Technical information
- Licensing authority: FCC
- Facility ID: 10339
- Class: C1
- ERP: 48,000 watts
- HAAT: 323.0 meters (1,059.7 ft)
- Transmitter coordinates: 43°27′42″N 110°45′10″W﻿ / ﻿43.46167°N 110.75278°W

Links
- Public license information: Public file; LMS;
- Website: kmtn.live

= KMTN =

KMTN (96.9 FM, " 96.9 The Mountain") is a radio station broadcasting an adult album alternative format. Licensed to Jackson, Wyoming, United States, the station is owned by Scott Anderson, through licensee Jackson Hole Radio, LLC. Anderson has managed the station for over 25 years. He also served as a Jackson, Wyoming Town councilman for 12 years.

==History==
KMTN was founded by "Captain" Bob Morris in 1974 and officially licensed on January 28, 1975. In 2012, the studios for the station were located at the corner of Wyoming Highway 22, and U.S. Route 89.
Chaparral Broadcasting sold KMTN and seven other stations to Rich Broadcasting for $3.7 million; the transaction was consummated on April 1, 2013. Under Rich Broadcasting, KMTN and its sister FM stations were threatened to be shut off for a period of time due to a tower dispute with American Tower.
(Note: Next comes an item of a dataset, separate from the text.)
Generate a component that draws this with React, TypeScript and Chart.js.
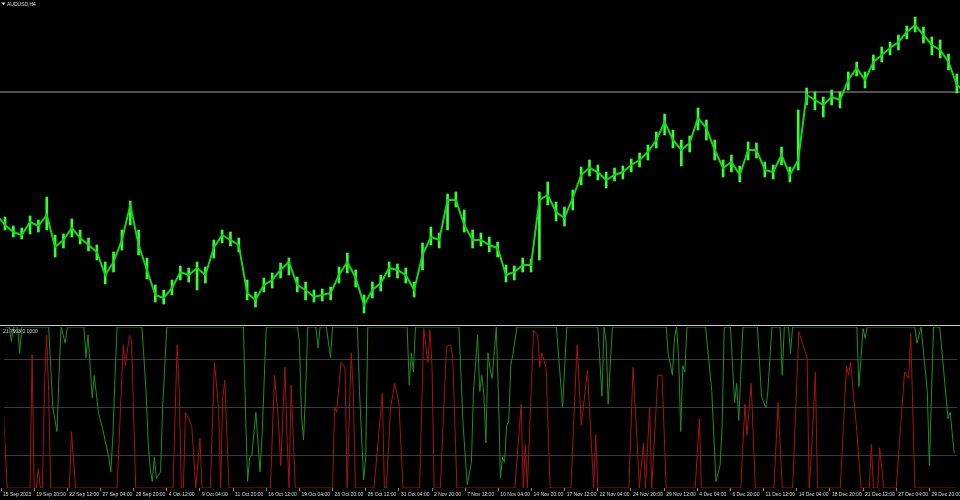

The station was renting space on a tower, and was behind $500,000. Rich Broadcasting's issues with American Tower began to involve United States Senators Orrin Hatch of Utah, and John Barrasso of Wyoming.

A U.S. bankruptcy court judge in Utah ruled that American Tower could not turn off the radio stations unless a deal was reached.

Rich Broadcasting sold KMTN, three other stations, and four translators to Scott Anderson's Jackson Hold Radio, LLC effective March 16, 2020.